Alors qu'Astrid se pavane dans une « canadienne fantaisie (…) un peu chère » et que, avant de se coucher, Gilda laisse langoureusement glisser « sa robe de chambre de soie dont les pans frissonnent légèrement », Josée est trop contente de « la robe à fleurs violettes que Gilda lui a repêchée dans la malle » ou de « l'uniforme trop étroit d'Astrid ».
Josée « lisait lentement, pouvait écrire quelques mots simple » et « prononce son prénom avec l'accent liégeois », alors qu'Astrid affecte une « dict-i-on aussi nette que les plis de sa jupe. »
L'atmosphère du village est croquée avec une ironie malicieuse. Dès que les Borj ont engagé une apprentie, les habitants défilent avec curiosité pour voir la tête de la nouvelle.
Lors des incidents qui émaillent le récit, la rumeur va bon train. « Elle glisse, elle rôde. Dans l'oreille des gens, elle s'introduit adroitement (…) En sortant de la bouche, le tapage va croissant », comme le dit cet « Air de la calomnie » du « Barbier de Séville » de Rossini.
Dans ce récit, tout est vrai et rien ne l'est. Chacun est persuadé d'agir au mieux et arrange la réalité à sa façon.
Finalement, la principale intéressée est la seule dont personne ne se soucie. « Elle n'aura été que l'innocent instrument du drôle de destin des Borj, cette drôle de fille. »
Une histoire de famille où chacun cache ses petits secrets, plus ou moins honteux, c'est évidemment fait pour moi. Alors, ce livre, je l'ai dévoré. Il m'a laissé une étrange impression douce-amère. Souvent, on a envie d'entrer dans l'histoire pour empêcher ceci, avertir celui-là, rétablir une vérité.

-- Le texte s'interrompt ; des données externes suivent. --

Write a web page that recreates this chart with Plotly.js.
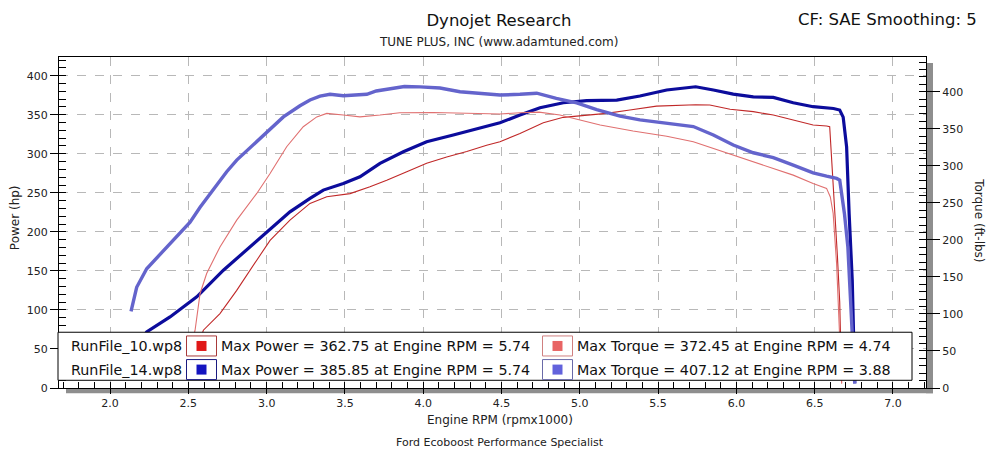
<!DOCTYPE html>
<html><head><meta charset="utf-8">
<script src="https://cdn.plot.ly/plotly-3.0.1.min.js"></script>
<style>html,body{margin:0;padding:0;background:#fff;}#chart{width:1000px;height:450px;}</style>
</head><body><div id="chart"></div>
<script>
// ---- data (Engine RPM x1000) ----
const rpm10Power = [2.53,2.596,2.702,2.809,2.937,3.022,3.149,3.277,3.384,3.533,3.66,3.767,3.895,4.022,4.15,4.278,4.405,4.49,4.618,4.767,4.895,5.0,5.17,5.32,5.49,5.74,5.83,5.96,6.108,6.236,6.363,6.49,6.576,6.596,6.61,6.63,6.645,6.66,6.672];
const power10    = [36,74,95.4,125,163.7,189,215,236.4,245,249,257.7,266,277,288,296,303,311,315.4,326,339.7,346.7,348.3,351.8,356,361,362.75,362.5,357,354,349.6,343,336.8,335.5,334.6,287.7,223.6,170,110,6];

const rpm10Torque = [2.5,2.543,2.575,2.617,2.702,2.809,2.937,3.022,3.128,3.234,3.32,3.384,3.49,3.596,3.724,3.85,4.065,4.19,4.32,4.49,4.618,4.74,4.873,5.0,5.13,5.34,5.555,5.725,5.853,5.98,6.108,6.236,6.363,6.49,6.576,6.6,6.618,6.64,6.655,6.672];
const torque10    = [40,78,127.6,154.6,190.5,226.6,262.7,289.7,325.7,352.7,366,370.8,368.5,366,368.5,371.6,372,371.6,370.8,370,371.6,372.45,368.5,361.8,355,347,340,332.4,323.5,314.5,305.4,296.5,287.4,276,269.5,258,235.7,168,100.5,6];

const rpm14Power = [2.134,2.234,2.383,2.554,2.724,2.894,3.022,3.149,3.277,3.362,3.49,3.596,3.66,3.724,3.873,4.022,4.192,4.32,4.49,4.618,4.746,4.895,5.044,5.236,5.384,5.555,5.74,5.853,5.98,6.108,6.236,6.363,6.49,6.62,6.66,6.682,6.704,6.72,6.74,6.756];
const power14    = [42,71.8,91,116.7,150.9,180.8,202,225.6,242.8,253.5,262,270.5,279,287.7,302.6,315.4,324,330.4,339.7,349.6,359,365.4,368,368.8,374,381.7,385.85,381.7,376.5,373,372.3,365.4,360.3,358,356,347,309,223.6,138,6];

const rpm14Torque = [2.134,2.17,2.234,2.30,2.383,2.447,2.511,2.575,2.639,2.745,2.809,2.851,2.958,3.107,3.213,3.277,3.341,3.405,3.49,3.64,3.70,3.83,3.88,3.98,4.107,4.235,4.34,4.49,4.618,4.725,4.85,4.98,5.108,5.257,5.384,5.555,5.725,5.853,5.98,6.108,6.236,6.363,6.49,6.576,6.64,6.66,6.69,6.712,6.73,6.745,6.756];
const torque14    = [103.6,136,161,176,195,211,224,244,262.7,292,307.7,316,338,366,381,388.8,394,396.5,394.6,396.5,401,406,407.12,406.5,405,400,398,395.5,396.5,398,391,385,376,367,362,358,353,341.5,328,317.6,311,301,290.5,286,283,280.7,235.7,190.5,123,55,6];

const legendNames = ['RunFile_10.wp8','RunFile_14.wp8'];
const maxPower = [362.75,385.85];
const maxPowerRpm = [5.74,5.74];
const maxTorque = [372.45,407.12];
const maxTorqueRpm = [4.74,3.88];

// ---- geometry helpers (pixel -> paper) ----
const L=59, R=926, T=57, B=387.7;
const px = x => (x-L)/(R-L);
const py = y => (B-y)/(B-T);
const FONT = 'DejaVu Sans, Tahoma, sans-serif';

const traces = [
  {x:rpm10Torque, y:torque10, yaxis:'y2', mode:'lines', line:{color:'#e07070', width:1.1}, hoverinfo:'skip'},
  {x:rpm10Power, y:power10, yaxis:'y', mode:'lines', line:{color:'#c02828', width:1.1}, hoverinfo:'skip'},
  {x:rpm14Torque, y:torque14, yaxis:'y2', mode:'lines', line:{color:'#6464cc', width:3.4}, hoverinfo:'skip'},
  {x:rpm14Power, y:power14, yaxis:'y', mode:'lines', line:{color:'#0c0c9c', width:3.2}, hoverinfo:'skip'}
];

const tickFont = {family:FONT, size:11, color:'#222'};
const shapes = [
  // shadow
  {type:'rect', xref:'paper', yref:'paper', x0:px(926), x1:px(933), y0:py(393), y1:py(63), fillcolor:'#8e8e8e', line:{width:0}, layer:'below'},
  {type:'rect', xref:'paper', yref:'paper', x0:px(66), x1:px(933), y0:py(393), y1:py(387.7), fillcolor:'#8e8e8e', line:{width:0}, layer:'below'},
  // legend box
  {type:'rect', xref:'paper', yref:'paper', x0:px(58), x1:px(912), y0:py(380), y1:py(332), fillcolor:'#ffffff', line:{color:'#000', width:1}, layer:'above'}
];
const annotations = [
  {xref:'paper', yref:'paper', x:px(499), y:py(42), text:'TUNE PLUS, INC (www.adamtuned.com)', showarrow:false, xanchor:'center', yanchor:'middle', font:{family:FONT, size:12, color:'#222'}},
  {xref:'paper', yref:'paper', x:px(979), y:py(20), text:'CF: SAE Smoothing: 5', showarrow:false, xanchor:'right', yanchor:'middle', font:{family:FONT, size:16.5, color:'#111'}},
  {xref:'paper', yref:'paper', x:px(500), y:py(420), text:'Engine RPM (rpmx1000)', showarrow:false, xanchor:'center', yanchor:'middle', font:{family:FONT, size:12, color:'#222'}},
  {xref:'paper', yref:'paper', x:px(500), y:py(442), text:'Ford Ecoboost Performance Specialist', showarrow:false, xanchor:'center', yanchor:'middle', font:{family:FONT, size:11, color:'#222'}},
  {xref:'paper', yref:'paper', x:px(15), y:py(218), text:'Power (hp)', textangle:-90, showarrow:false, xanchor:'center', yanchor:'middle', font:{family:FONT, size:12, color:'#222'}},
  {xref:'paper', yref:'paper', x:px(979), y:py(220), text:'Torque (ft-lbs)', textangle:90, showarrow:false, xanchor:'center', yanchor:'middle', font:{family:FONT, size:12, color:'#222'}}
];
const rowY = [345.7, 369.3];
const pColors = [{border:'#a83a3a', fill:'#e01818'}, {border:'#1a1a80', fill:'#1414c0'}];
const tColors = [{border:'#d08080', fill:'#e86464'}, {border:'#6a6aa8', fill:'#6262dc'}];
for (let i=0;i<2;i++){
  const yc = rowY[i];
  annotations.push({xref:'paper', yref:'paper', x:px(69), y:py(yc), text:legendNames[i], showarrow:false, xanchor:'left', yanchor:'middle', font:{family:FONT, size:14.3, color:'#111'}});
  annotations.push({xref:'paper', yref:'paper', x:px(219), y:py(yc), text:'Max Power = '+maxPower[i].toFixed(2)+' at Engine RPM = '+maxPowerRpm[i].toFixed(2), showarrow:false, xanchor:'left', yanchor:'middle', font:{family:FONT, size:14.3, color:'#111'}});
  annotations.push({xref:'paper', yref:'paper', x:px(575), y:py(yc), text:'Max Torque = '+maxTorque[i].toFixed(2)+' at Engine RPM = '+maxTorqueRpm[i].toFixed(2), showarrow:false, xanchor:'left', yanchor:'middle', font:{family:FONT, size:14.3, color:'#111'}});
  // colour boxes
  shapes.push({type:'rect', xref:'paper', yref:'paper', x0:px(186.5), x1:px(216.5), y0:py(yc+10), y1:py(yc-10), fillcolor:'#fff', line:{color:pColors[i].border, width:1}, layer:'above'});
  shapes.push({type:'rect', xref:'paper', yref:'paper', x0:px(196.5), x1:px(206.5), y0:py(yc+5), y1:py(yc-5), fillcolor:pColors[i].fill, line:{width:0}, layer:'above'});
  shapes.push({type:'rect', xref:'paper', yref:'paper', x0:px(542.5), x1:px(572.5), y0:py(yc+10), y1:py(yc-10), fillcolor:'#fff', line:{color:tColors[i].border, width:1}, layer:'above'});
  shapes.push({type:'rect', xref:'paper', yref:'paper', x0:px(552.5), x1:px(562.5), y0:py(yc+5), y1:py(yc-5), fillcolor:tColors[i].fill, line:{width:0}, layer:'above'});
}

const layout = {
  width:1000, height:450,
  margin:{l:L, r:1000-R, t:T, b:450-B, pad:0},
  paper_bgcolor:'#fff', plot_bgcolor:'#fff',
  showlegend:false,
  title:{text:'Dynojet Research', x:0.499, xanchor:'center', y:1-20/450, yanchor:'middle', font:{family:FONT, size:16.5, color:'#111'}},
  font:{family:FONT},
  xaxis:{range:[1.674,7.211], dtick:0.5, tick0:0, tickformat:'.1f', showgrid:true, gridcolor:'#b8b8b8', griddash:'dash', gridwidth:1,
    zeroline:false, showline:true, linecolor:'#000', linewidth:1, mirror:true,
    ticks:'outside', ticklen:5, tickcolor:'#000', tickfont:tickFont,
    minor:{dtick:0.1, tick0:0, ticks:'inside', ticklen:6, tickcolor:'#000', showgrid:false}},
  yaxis:{range:[0,(B-T)/0.78], dtick:50, tick0:0, showgrid:true, gridcolor:'#b8b8b8', griddash:'dash', gridwidth:1,
    zeroline:false, showline:true, linecolor:'#000', linewidth:1, mirror:true,
    ticks:'outside', ticklen:8, tickcolor:'#000', tickfont:tickFont,
    minor:{dtick:10, tick0:0, ticks:'inside', ticklen:7, tickcolor:'#000', showgrid:false}},
  yaxis2:{range:[0,(B-T)/0.74], dtick:50, tick0:0, overlaying:'y', side:'right', showgrid:false,
    zeroline:false, showline:true, linecolor:'#000', linewidth:1,
    ticks:'outside', ticklen:13, tickcolor:'#000', tickfont:tickFont,
    minor:{dtick:10, tick0:0, ticks:'inside', ticklen:7, tickcolor:'#000', showgrid:false}},
  shapes:shapes,
  annotations:annotations
};
Plotly.newPlot('chart', traces, layout, {staticPlot:true, displayModeBar:false});
</script>
</body></html>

Impossible, bien entendu. Comme le disait si justement
Anouilh, dans «
Antigone », dès que « le ressort est bandé, cela n'a plus qu'à se dérouler tout seul (…) On est tous innocents, en somme ! Ce n'est pas parce qu'il y en a un qui tue et l'autre qui est tué. C'est une question de distribution. » C'est le destin qui, contrairement à ce qu'on pourrait croire, « n'est pas une puissance occulte. Ce peut être simplement une dame bien mise en imperméable beige qui entre dans une boulangerie un samedi matin. »
J'ai donc adoré ce roman que je recommanderais chaleureusement.